Opinion

The real road to an Afghan peace

With snow starting to melt in the mountains of the Hindu Hush, Afghans are preparing for another season of fighting in the 34-year-long war that has ravaged their country. And, like every year this time, there is much talk about “peace talks” between the government of President Hamid Karzai and the Taliban.

This year’s talk about talks is hotter than previous seasons, for two reasons.

First, the Obama administration, preparing to withdraw from Afghanistan next year, has asked Qatar (now Washington’s closest Arab ally in the Middle East) to open a dialogue with the Taliban. The oil-rich state has obliged by contacting Taliban figures and promising to let the group open an “information office” in Doha. Last week, Qatar also hosted Karzai to discuss possible “peace talks” with Sheik Hamad, the emir.
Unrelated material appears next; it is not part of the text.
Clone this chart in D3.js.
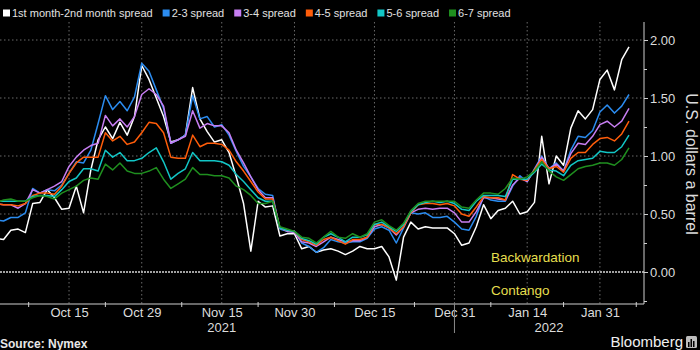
<!DOCTYPE html>
<html>
<head>
<meta charset="utf-8">
<script src="https://cdn.jsdelivr.net/npm/d3@7"></script>
<style>
  body { margin: 0; background: #000; }
  svg { display: block; font-family: "Liberation Sans", Arial, sans-serif; }
</style>
</head>
<body>
<svg id="chart" width="700" height="350"></svg>
<script>
// Trading days (NYMEX settlements), Oct 1 2021 – Feb 4 2022
const dates = [
  "2021-10-01","2021-10-04","2021-10-05","2021-10-06","2021-10-07","2021-10-08","2021-10-11","2021-10-12","2021-10-13","2021-10-14",
  "2021-10-15","2021-10-18","2021-10-19","2021-10-20","2021-10-21","2021-10-22","2021-10-25","2021-10-26","2021-10-27","2021-10-28",
  "2021-10-29","2021-11-01","2021-11-02","2021-11-03","2021-11-04","2021-11-05","2021-11-08","2021-11-09","2021-11-10","2021-11-11",
  "2021-11-12","2021-11-15","2021-11-16","2021-11-17","2021-11-18","2021-11-19","2021-11-22","2021-11-23","2021-11-24","2021-11-26",
  "2021-11-29","2021-11-30","2021-12-01","2021-12-02","2021-12-03","2021-12-06","2021-12-07","2021-12-08","2021-12-09","2021-12-10",
  "2021-12-13","2021-12-14","2021-12-15","2021-12-16","2021-12-17","2021-12-20","2021-12-21","2021-12-22","2021-12-23","2021-12-27",
  "2021-12-28","2021-12-29","2021-12-30","2021-12-31","2022-01-03","2022-01-04","2022-01-05","2022-01-06","2022-01-07","2022-01-10",
  "2022-01-11","2022-01-12","2022-01-13","2022-01-14","2022-01-18","2022-01-19","2022-01-20","2022-01-21","2022-01-24","2022-01-25",
  "2022-01-26","2022-01-27","2022-01-28","2022-01-31","2022-02-01","2022-02-02","2022-02-03","2022-02-04"
];

// Calendar spreads, U.S. dollars a barrel
const spread12 = [
  0.29,0.28,0.36,0.37,0.34,0.59,0.60,0.71,0.64,0.54,0.55,0.74,0.51,0.88,1.14,1.25,1.15,1.29,1.18,1.34,
  1.78,1.66,1.50,1.34,1.12,1.14,1.18,1.59,1.32,1.21,1.12,1.14,1.03,0.82,0.59,0.18,0.61,0.56,0.57,0.31,
  0.33,0.33,0.20,0.22,0.17,0.19,0.20,0.18,0.15,0.18,0.22,0.20,0.20,0.22,0.13,-0.07,0.30,0.43,0.37,0.39,
  0.38,0.38,0.38,0.33,0.23,0.25,0.39,0.58,0.46,0.53,0.55,0.61,0.50,0.52,0.60,1.17,0.76,1.00,0.92,1.24,
  1.39,1.32,1.40,1.66,1.74,1.57,1.83,1.94
];
const spread23 = [
  0.45,0.44,0.47,0.47,0.51,0.72,0.68,0.71,0.70,0.75,0.85,0.95,0.94,1.05,1.28,1.52,1.40,1.47,1.39,1.51,
  1.80,1.73,1.57,1.41,1.11,1.14,1.18,1.52,1.32,1.34,1.25,1.27,1.18,1.04,0.91,0.82,0.72,0.67,0.66,0.37,
  0.35,0.35,0.25,0.22,0.17,0.21,0.28,0.26,0.25,0.26,0.26,0.29,0.37,0.39,0.36,0.25,0.38,0.51,0.50,0.51,
  0.47,0.47,0.48,0.43,0.37,0.36,0.48,0.65,0.62,0.61,0.61,0.74,0.83,0.78,0.89,1.00,0.89,0.94,0.87,1.05,
  1.17,1.16,1.22,1.38,1.44,1.37,1.43,1.53
];
const spread34 = [
  0.59,0.58,0.58,0.55,0.59,0.71,0.68,0.71,0.74,0.78,0.91,0.99,1.05,1.09,1.11,1.35,1.26,1.32,1.25,1.34,
  1.53,1.58,1.53,1.43,1.11,1.14,1.17,1.39,1.24,1.28,1.26,1.26,1.20,1.05,0.94,0.82,0.71,0.64,0.64,0.38,
  0.35,0.34,0.26,0.25,0.22,0.26,0.30,0.28,0.26,0.27,0.27,0.30,0.39,0.41,0.38,0.32,0.39,0.51,0.54,0.55,
  0.54,0.55,0.55,0.51,0.43,0.43,0.52,0.64,0.64,0.63,0.62,0.75,0.81,0.78,0.88,0.99,0.89,0.93,0.87,1.02,
  1.11,1.10,1.17,1.27,1.30,1.25,1.30,1.41
];
const spread45 = [
  0.59,0.58,0.58,0.57,0.59,0.66,0.68,0.68,0.67,0.74,0.85,0.94,0.99,0.99,0.99,1.20,1.13,1.17,1.10,1.12,
  1.20,1.29,1.28,1.20,0.99,0.98,0.98,1.18,1.08,1.11,1.11,1.10,1.05,0.95,0.87,0.78,0.69,0.63,0.63,0.38,
  0.36,0.35,0.28,0.26,0.23,0.28,0.30,0.27,0.24,0.28,0.28,0.30,0.41,0.41,0.38,0.33,0.39,0.51,0.58,0.59,
  0.59,0.58,0.59,0.57,0.50,0.48,0.56,0.65,0.64,0.64,0.62,0.84,0.80,0.79,0.88,0.97,0.89,0.91,0.86,0.98,
  1.03,1.03,1.10,1.15,1.16,1.13,1.19,1.30
];
const spread56 = [
  0.61,0.61,0.61,0.61,0.61,0.65,0.66,0.66,0.65,0.71,0.78,0.81,0.89,0.89,0.87,1.05,0.99,1.03,0.96,0.96,
  0.98,1.03,1.07,0.95,0.80,0.85,0.89,1.03,0.96,0.96,0.96,0.95,0.92,0.84,0.78,0.71,0.64,0.61,0.61,0.38,
  0.36,0.35,0.29,0.27,0.24,0.30,0.33,0.30,0.26,0.30,0.30,0.32,0.41,0.43,0.39,0.35,0.41,0.52,0.58,0.60,
  0.61,0.60,0.61,0.59,0.54,0.53,0.61,0.66,0.66,0.66,0.65,0.80,0.80,0.80,0.86,0.93,0.88,0.87,0.83,0.92,
  0.96,0.97,0.98,1.04,1.03,1.03,1.08,1.18
];
const spread67 = [
  0.60,0.62,0.63,0.61,0.61,0.64,0.66,0.65,0.63,0.68,0.71,0.74,0.79,0.81,0.80,0.93,0.88,0.94,0.87,0.85,
  0.85,0.87,0.90,0.80,0.72,0.76,0.80,0.90,0.84,0.84,0.83,0.83,0.81,0.74,0.71,0.66,0.59,0.59,0.61,0.39,
  0.37,0.35,0.30,0.29,0.25,0.30,0.35,0.30,0.29,0.33,0.30,0.33,0.43,0.45,0.40,0.36,0.42,0.53,0.59,0.61,
  0.61,0.61,0.61,0.61,0.56,0.55,0.62,0.68,0.68,0.67,0.72,0.81,0.80,0.82,0.87,0.95,0.87,0.82,0.79,0.84,
  0.89,0.91,0.92,0.94,0.94,0.92,0.97,1.07
];

const seriesNames = ["1st month-2nd month spread", "2-3 spread", "3-4 spread", "4-5 spread", "5-6 spread", "6-7 spread"];
const seriesValues = [spread12, spread23, spread34, spread45, spread56, spread67];
const seriesColors = ["#ffffff", "#2b8cf0", "#c77ef2", "#ff5d0a", "#12c6c6", "#1f8f1f"];

// Axis ticks
const xTickDates = ["2021-10-15","2021-10-29","2021-11-15","2021-11-30","2021-12-15","2021-12-31","2022-01-14","2022-01-31"];
const xTickLabels = ["Oct 15","Oct 29","Nov 15","Nov 30","Dec 15","Dec 31","Jan 14","Jan 31"];
const yearDates = ["2021-11-15","2022-01-20"];
const yearLabels = ["2021","2022"];
const yTicks = [0, 0.5, 1.0, 1.5, 2.0];
const yMinorTicks = [-0.25, 0.25, 0.75, 1.25, 1.75];

const svg = d3.select("#chart");
const W = 700, H = 350;
const plot = { left: 0, right: 644, top: 22, bottom: 304 };

svg.append("rect").attr("width", W).attr("height", H).attr("fill", "#000");

const x = d3.scalePoint().domain(dates).range([-3.7, 629]);
const y = d3.scaleLinear().domain([0, 2]).range([272, 40]);

svg.append("defs").append("clipPath").attr("id", "plotClip")
  .append("rect")
  .attr("x", plot.left).attr("y", plot.top)
  .attr("width", plot.right - plot.left).attr("height", plot.bottom - plot.top);

// Grid
const grid = svg.append("g");
grid.selectAll("line.hg").data(yTicks.filter(d => d !== 0)).join("line")
  .attr("x1", plot.left).attr("x2", plot.right)
  .attr("y1", d => y(d)).attr("y2", d => y(d))
  .attr("stroke", "#6a6a6a").attr("stroke-width", 1).attr("stroke-dasharray", "1.5,2.5");
grid.selectAll("line.vg").data(xTickDates).join("line")
  .attr("x1", d => x(d)).attr("x2", d => x(d))
  .attr("y1", plot.top).attr("y2", plot.bottom)
  .attr("stroke", "#6a6a6a").attr("stroke-width", 1).attr("stroke-dasharray", "1.5,2.5");
grid.append("line")
  .attr("x1", plot.left).attr("x2", plot.right)
  .attr("y1", y(0)).attr("y2", y(0))
  .attr("stroke", "#d8d8d8").attr("stroke-width", 1.3).attr("stroke-dasharray", "2,1");

// Annotations
svg.append("text").attr("x", 491).attr("y", 262)
  .attr("fill", "#e6df4e").attr("font-size", 13.5).text("Backwardation");
svg.append("text").attr("x", 491).attr("y", 295)
  .attr("fill", "#e6df4e").attr("font-size", 13.5).text("Contango");

// Lines
const line = d3.line().x((d, i) => x(dates[i])).y(d => y(d));
const lines = svg.append("g").attr("clip-path", "url(#plotClip)");
seriesValues.forEach((vals, k) => {
  lines.append("path").datum(vals)
    .attr("d", line)
    .attr("fill", "none")
    .attr("stroke", seriesColors[k])
    .attr("stroke-width", 1.5)
    .attr("stroke-linejoin", "round");
});

// Right axis
const axisColor = "#cfcfcf";
svg.append("line").attr("x1", plot.right).attr("x2", plot.right)
  .attr("y1", plot.top).attr("y2", plot.bottom)
  .attr("stroke", axisColor).attr("stroke-width", 1);
const yAxis = svg.append("g").attr("transform", `translate(${plot.right},0)`)
  .call(d3.axisRight(y).tickValues(yTicks).tickFormat(d3.format(".2f")).tickSize(4).tickPadding(2));
yAxis.select(".domain").remove();
yAxis.selectAll("line").attr("stroke", axisColor);
yAxis.selectAll("text").attr("fill", "#dcdcdc").attr("font-size", 13)
  .attr("font-family", "\"Liberation Sans\", Arial, sans-serif");
const yMinor = svg.append("g").attr("transform", `translate(${plot.right},0)`)
  .call(d3.axisRight(y).tickValues(yMinorTicks).tickFormat("").tickSize(3));
yMinor.select(".domain").remove();
yMinor.selectAll("line").attr("stroke", axisColor);

svg.append("text")
  .attr("transform", `translate(686,164) rotate(90)`)
  .attr("text-anchor", "middle")
  .attr("fill", "#dcdcdc").attr("font-size", 16)
  .text("U.S. dollars a barrel");

// Bottom axis
svg.append("line").attr("x1", plot.left).attr("x2", plot.right)
  .attr("y1", plot.bottom).attr("y2", plot.bottom)
  .attr("stroke", axisColor).attr("stroke-width", 1);
const xAxis = svg.append("g").attr("transform", `translate(0,${plot.bottom})`)
  .call(d3.axisBottom(x).tickValues(xTickDates)
    .tickFormat((d, i) => xTickLabels[i]).tickSize(0).tickPadding(4));
xAxis.select(".domain").remove();
xAxis.selectAll("text").attr("fill", "#dcdcdc").attr("font-size", 13)
  .attr("font-family", "\"Liberation Sans\", Arial, sans-serif");

// Minor ticks halfway between labelled dates
const tickPos = xTickDates.map(d => x(d));
const step0 = tickPos[1] - tickPos[0];
const stepN = tickPos[tickPos.length - 1] - tickPos[tickPos.length - 2];
const minorX = [tickPos[0] - step0 / 2 - 4]
  .concat(d3.pairs(tickPos).map(([a, b]) => (a + b) / 2))
  .concat([tickPos[tickPos.length - 1] + stepN / 2]);
svg.append("g").selectAll("line").data(minorX).join("line")
  .attr("x1", d => d).attr("x2", d => d)
  .attr("y1", plot.bottom - 2).attr("y2", plot.bottom + 3)
  .attr("stroke", axisColor).attr("stroke-width", 1);

// Year labels and separator
svg.append("g").selectAll("text").data(yearDates).join("text")
  .attr("x", d => x(d)).attr("y", 332)
  .attr("text-anchor", "middle")
  .attr("fill", "#dcdcdc").attr("font-size", 13)
  .text((d, i) => yearLabels[i]);
svg.append("line")
  .attr("x1", x("2021-12-31")).attr("x2", x("2021-12-31"))
  .attr("y1", plot.bottom).attr("y2", 333)
  .attr("stroke", "#8a8a8a").attr("stroke-width", 1);

// Legend
const legend = svg.append("g");
let lx = 3;
seriesNames.forEach((name, k) => {
  legend.append("rect").attr("x", lx).attr("y", 9.5).attr("width", 7).attr("height", 7)
    .attr("fill", seriesColors[k]);
  const t = legend.append("text").attr("x", lx + 9).attr("y", 17)
    .attr("fill", "#e0e0e0").attr("font-size", 11).text(name);
  lx += 9 + t.node().getComputedTextLength() + 10;
});

// Footer
svg.append("text").attr("x", 0).attr("y", 348)
  .attr("fill", "#e8e8e8").attr("font-size", 12).attr("font-weight", "bold")
  .text("Source: Nymex");
svg.append("text").attr("x", 683).attr("y", 347)
  .attr("text-anchor", "end")
  .attr("fill", "#f0f0f0").attr("font-size", 15)
  .text("Bloomberg");
const logo = svg.append("g").attr("transform", "translate(686,336)");
logo.append("rect").attr("width", 11).attr("height", 12).attr("rx", 1.5).attr("fill", "#bdbdbd");
[[2, 6, 1.5, 5], [4.5, 3, 1.5, 8], [7, 5, 1.5, 6]].forEach(([bx, by, bw, bh]) => {
  logo.append("rect").attr("x", bx).attr("y", by).attr("width", bw).attr("height", bh).attr("fill", "#000");
});
</script>
</body>
</html>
Second, Afghanistan is to hold presidential elections next April, and Karzai now has nothing to run on. With a “peace in our time” paper in his hand, he might be able to win (or get away with stealing) another term.

Thus, the latest maneuvers may be less about finding a real peace, and more about providing Obama with a fig leaf to cover his premature retreat and giving Karzai a boost.

It’s not by talking to Taliban figures that the terrorist war would come to an end. From its inception in the 1990s, the Taliban has been a Pakistani creation; it remains under Islamabad’s control today.

This is not unique in the history of insurgencies. To survive, let alone achieve victory, every insurgency needs three things.

First, it needs a domestic base. For that, the Taliban used both ruthless repression and bribery in the 1990s when it imposed its rule over almost all of Afghanistan. Using the same mixture today, it has a base among several Pushtun tribes in the badlands bordering Pakistan.

With a cocktail of xenophobic, specifically anti-West, ideology and pan-Pushtun chauvinism, it also appeals to self-style nationalists. And it enjoys some support among jihadists dreaming of world conquest for Islam.

Second, an insurgency needs lots of money. The Taliban have never been short of cash because it controls much of Afghanistan’s heroin trade, and also receives money from well-wishers among rich Arabs and Pakistanis. The group has also found a new source of income in controlling smuggling routes from Pakistan while organizing raids on “humanitarian aid” stores, selling the booty on the black market under its control.

Third, and possibly most important, an insurgency needs a safe haven in a neighboring country in which to train, rest, organize operations and, when needed, hide. Pakistan has always satisfied that crucial need of the Taliban.

Today, most of the telephones used by Taliban operatives and “spokesmen” have Pakistani numbers. Taliban offices operate in the Pakistani cities of Peshawar and Quetta behind thin covers. A whole neighborhood in southwest Quetta is dotted with safe houses used by Taliban leaders, including their Emir al-Momeneen (Commander of the Faithful), Mullah Muhammad Omar.

To bring peace to Afghanistan, one doesn’t need to talk to real or imagined Taliban leaders. Even the small slice of the Taliban that is close to the United Arab Emirates has ties to Islamabad. The only meaningful peace talks would be with Pakistan.

Yet Pakistan has so far opposed all such initiatives. Indeed, there are credible reports that a few Taliban figures who wanted to talk with Karzai have been murdered by elements close to Pakistan.

For Pakistan, Afghanistan is a strategic hinterland in the never-ending struggle with India. A hostile Afghanistan would leave Pakistan, a fragile state at the best of times, caught in a pincer controlled by mortal foes.

India has never forgotten or forgiven Pakistan’s secession in 1947. For its part, Afghanistan maintains a claim on Pakistan’s Northwest Frontier Province, where ethnic Pushtuns form a majority. If absorbed into a greater Afghanistan, the Pakistani Pushtuns would help create a new nation of some 50 million, in which they would be a majority.

To bring Pakistan on board, its legitimate security concerns with regard to Afghanistan must be addressed. The late Richard Holbrooke, appointed by Obama as point man on Afghanistan, realized this toward the end of his life. Needless to say, Obama didn’t listen to him then, and would have listened even less today.

Karzai has frightened Pakistan by forging alliances with India, Russia and Iran to fill the gap after the US and allies have left.

Pakistan will have a new government after the May 11 general election. That could provide an opportunity to persuade it to review its support for the Taliban.

But, with US influence on the wane, only three countries could still weigh on Pakistan to give peace in Afghanistan a chance — China, Saudi Arabia and the United Kingdom. Yet none has the power or the interest to promote meaningful peace talks between Pakistan and Afghanistan.

Again, the American absence is sorely felt.